Provost Nathan Urban said in his opening remarks, the purpose of the event is to hold “constructive conversations on challenging topics” and cultivate an openness to viewpoints from which we may disagree. 

The former Secretary of Defense came straight from Washington, having testified the same morning to the House Select Committee on the Strategic Competition between the United States and Chinese Communist Party alongside former Secretary of State Mike Pompeo. 

Panetta has served an extensive career of public service spanning more than 50 years, as former U.S. Secretary of Defense, director of the CIA, White House Chief of Staff for the Clinton administration, director of the Office of Management and Budget and U.S. Representative from California. 

He emphasized throughout the night that if the U.S. fails to govern from a place of leadership, it will inevitably govern from crisis.
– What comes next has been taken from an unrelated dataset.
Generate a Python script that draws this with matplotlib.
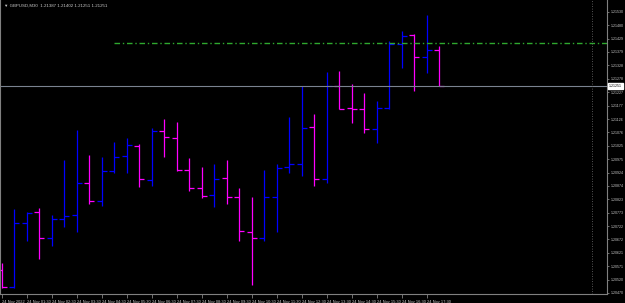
import matplotlib
matplotlib.use("Agg")
import matplotlib.pyplot as plt

# GBPUSD M30 bars, 24 Nov 2022
opens = [1.20556, 1.20492, 1.20734, 1.20775, 1.20677, 1.20749, 1.20764, 1.20885,
         1.20817, 1.20930, 1.20987, 1.21024, 1.20896, 1.21081, 1.21055, 1.20934,
         1.20866, 1.20839, 1.20904, 1.20832, 1.20700, 1.20677, 1.20832, 1.20945,
         1.20956, 1.21096, 1.20900, 1.21251, 1.21168, 1.21164, 1.21088, 1.21168,
         1.21409, 1.21443, 1.21360, 1.21387]
highs = [1.20583, 1.20787, 1.20775, 1.20790, 1.20764, 1.20971, 1.21085, 1.20990,
         1.20983, 1.21039, 1.21055, 1.21032, 1.21092, 1.21126, 1.21115, 1.20979,
         1.20945, 1.20956, 1.20971, 1.20866, 1.20832, 1.20934, 1.20956, 1.21134,
         1.21251, 1.21145, 1.21304, 1.21307, 1.21258, 1.21224, 1.21194, 1.21421,
         1.21458, 1.21447, 1.21519, 1.21402]
lows = [1.20488, 1.20488, 1.20666, 1.20598, 1.20647, 1.20719, 1.20700, 1.20805,
        1.20798, 1.20922, 1.20922, 1.20870, 1.20873, 1.20983, 1.20930, 1.20854,
        1.20828, 1.20794, 1.20805, 1.20666, 1.20500, 1.20666, 1.20700, 1.20922,
        1.20911, 1.20873, 1.20885, 1.21164, 1.21111, 1.21073, 1.21036, 1.21164,
        1.21319, 1.21232, 1.21300, 1.21251]
closes = [1.20492, 1.20734, 1.20771, 1.20677, 1.20749, 1.20760, 1.20885, 1.20817,
          1.20930, 1.20983, 1.21028, 1.20900, 1.21081, 1.21058, 1.20934, 1.20866,
          1.20836, 1.20900, 1.20832, 1.20704, 1.20677, 1.20832, 1.20941, 1.20956,
          1.21092, 1.20900, 1.21251, 1.21164, 1.21164, 1.21088, 1.21168, 1.21409,
          1.21439, 1.21360, 1.21387, 1.21251]

time_labels = ["24 Nov 2022", "24 Nov 01:30", "24 Nov 02:30", "24 Nov 03:30",
               "24 Nov 04:30", "24 Nov 05:30", "24 Nov 06:30", "24 Nov 07:30",
               "24 Nov 08:30", "24 Nov 09:30", "24 Nov 10:30", "24 Nov 11:30",
               "24 Nov 12:30", "24 Nov 13:30", "24 Nov 14:30", "24 Nov 15:30",
               "24 Nov 16:30", "24 Nov 17:30"]
price_ticks = [1.21530, 1.21480, 1.21429, 1.21379, 1.21328, 1.21278, 1.21227,
               1.21177, 1.21126, 1.21076, 1.21025, 1.20975, 1.20924, 1.20874,
               1.20823, 1.20773, 1.20722, 1.20672, 1.20621, 1.20571, 1.20520,
               1.20470]

level_price = 1.21412   # green dash-dot level
level_start = 9         # bar where the level begins
symbol = "GBPUSD,M30"

UP = "#0000ff"
DOWN = "#ff00ff"
GRID = "#808080"
TXT = "#c8c8c8"
FS = 2.9
FSY = 2.6

plt.rcParams["font.family"] = ["Liberation Sans", "DejaVu Sans"]

fig = plt.figure(figsize=(6.25, 3.03), dpi=100, facecolor="black")
ax = fig.add_axes([0.0, 9 / 303, 607 / 625, 294 / 303], facecolor="black")

n = len(opens)
for i in range(n):
    col = UP if closes[i] >= opens[i] else DOWN
    ax.vlines(i, lows[i], highs[i], color=col, lw=0.9)
    ax.hlines(opens[i], i - 0.4, i, color=col, lw=0.9)
    ax.hlines(closes[i], i, i + 0.4, color=col, lw=0.9)

# level line and current price line
ax.hlines(level_price, level_start, 60, color="#2ea82e", lw=1.0,
          linestyles=(0, (4, 2, 1, 2)))
ax.axhline(closes[-1], color="#7a8290", lw=0.8)

# chart shift marker
ax.axvline(n + 11.2, color="#707070", lw=0.6, ls=(0, (1, 2)))

ax.set_xlim(-0.12, 48.44)
ax.set_ylim(1.20466, 1.21575)

ax.yaxis.tick_right()
ax.set_yticks(price_ticks)
ax.set_yticklabels([f"{p:.5f}" for p in price_ticks])
ax.set_xticks(range(0, 2 * len(time_labels), 2))
ax.set_xticklabels(time_labels, ha="left")
ax.tick_params(axis="y", colors=GRID, labelcolor=TXT, labelsize=FSY,
               length=1.5, width=0.6, pad=1)
ax.tick_params(axis="x", colors=GRID, labelcolor=TXT, labelsize=FS,
               length=3, width=0.6, pad=1)

for side in ["left", "right", "bottom", "top"]:
    ax.spines[side].set_color(GRID)
    ax.spines[side].set_linewidth(0.8)
ax.spines["top"].set_visible(False)

# current price tag
ax.annotate(f"{closes[-1]:.5f}", xy=(1.0, closes[-1]), xycoords=("axes fraction", "data"),
            xytext=(1.5, 0), textcoords="offset points", ha="left", va="center",
            fontsize=FSY, color="black",
            bbox=dict(boxstyle="square,pad=0.2", fc="white", ec="white"))

# header with last bar values
header = "\u25bc " + symbol + "  " + " ".join(
    f"{v:.5f}" for v in (opens[-1], highs[-1], lows[-1], closes[-1]))
ax.text(0.006, 0.988, header, transform=ax.transAxes, ha="left", va="top",
        fontsize=FS + 0.3, color=TXT)

fig.savefig("out.png", dpi=100, facecolor="black")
He stated over his decades in government that he “saw Washington work,” citing being in Congress at a time when Majority Leader “Tip” O’Neill worked with Republican leader Bob Michel.

He said there is a price to pay governing by crisis, and as exhibited in Congress’ failure to pass resolved budgets, this debt will be passed to the next generation.
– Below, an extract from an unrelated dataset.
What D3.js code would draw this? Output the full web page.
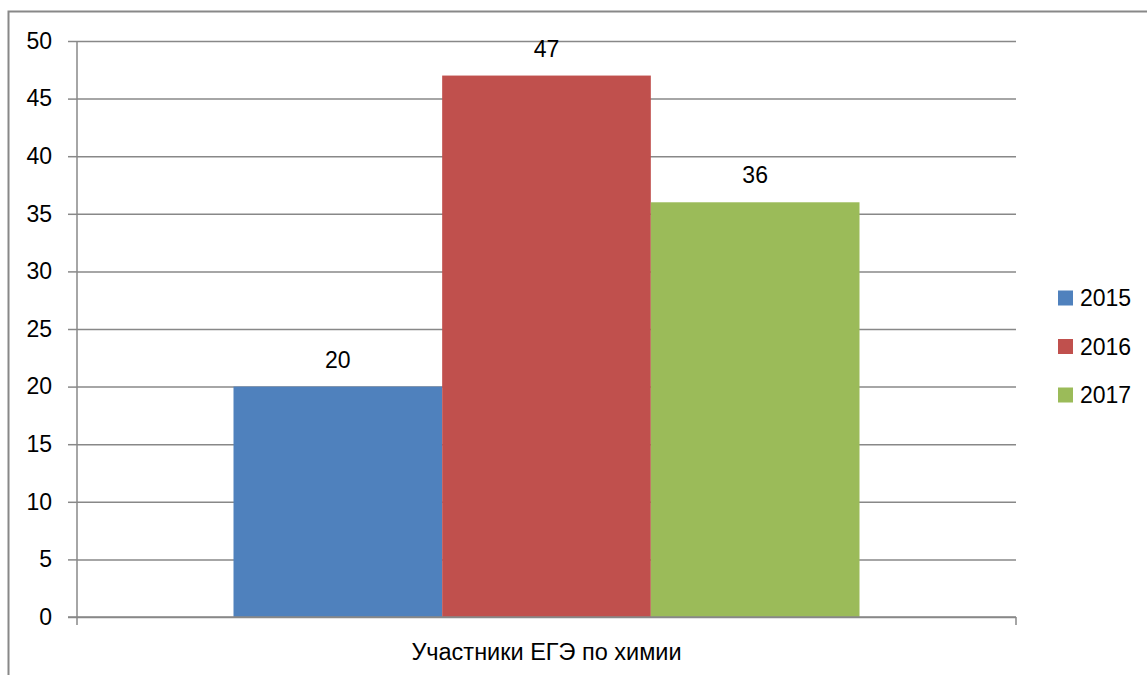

“If I were in Congress now you’d probably find me in the Potomac,” Panetta said. 

He stated the U.S. must govern from leadership and create alliances in a pivotal time abroad and domestically. He said this means supporting allies against autocrats and adversaries and financially backing Ukraine, Israel and Taiwan. 

“The key to dealing with these issues is having the U.S. and its allies working together,” he said. “America can’t do it alone.”

Panetta said an advantage the U.S. has over these autocratic states is that they are not as good at creating these alliances.

Brennan Schaefer, a faculty member in the physics department, said he felt Panetta’s message was necessary at this moment.

“I mean the questions were kind of, he got some softballs, that’s OK,” he said. “It’s a really divided time, so I think we need unified messages more like his. I thought it was really good.”

During the Q&A section of the event, an undergraduate student asked Panetta about the loss of life in Gaza during the ongoing conflict between Israel and Hamas. 

The student was concerned with balancing the U.S.’s position as an ally to Israel with the expectation that they are held to a certain moral standard. 

Panetta responded by saying that we must do more to promote a Palestinian state with leadership strong enough to maintain peace in the region.

“I thought it was a decent answer about the overall importance of leadership and the U.S.’s role in sovereignty, the Middle East and various conflicts,” the student said. “Could he have been a bit more specific, maybe.”

Panetta emphasized his optimism in emboldening the next generation of leaders, exemplified in his establishment with his wife Sylvia Panetta of the Panetta Institute for Public Policy at California State University, Monterey Bay, which educates students in public policy and service.

His son, Jimmy Panetta, now represents California’s 19th district, in the same seat that he once sat. He said he is glad his son learned the most important lesson, “to bond with others.”

As the son of Italian immigrants, he emphasized the importance of giving back to a country that afforded his family the American dream. He said protecting national security keeps that dream alive.

“When I asked my immigrant parents why they chose to come to America, they said it was because they believed they would be able to build a better life for me and my family,” he said. “That’s the American dream, and it’s a dream that I have benefited from.”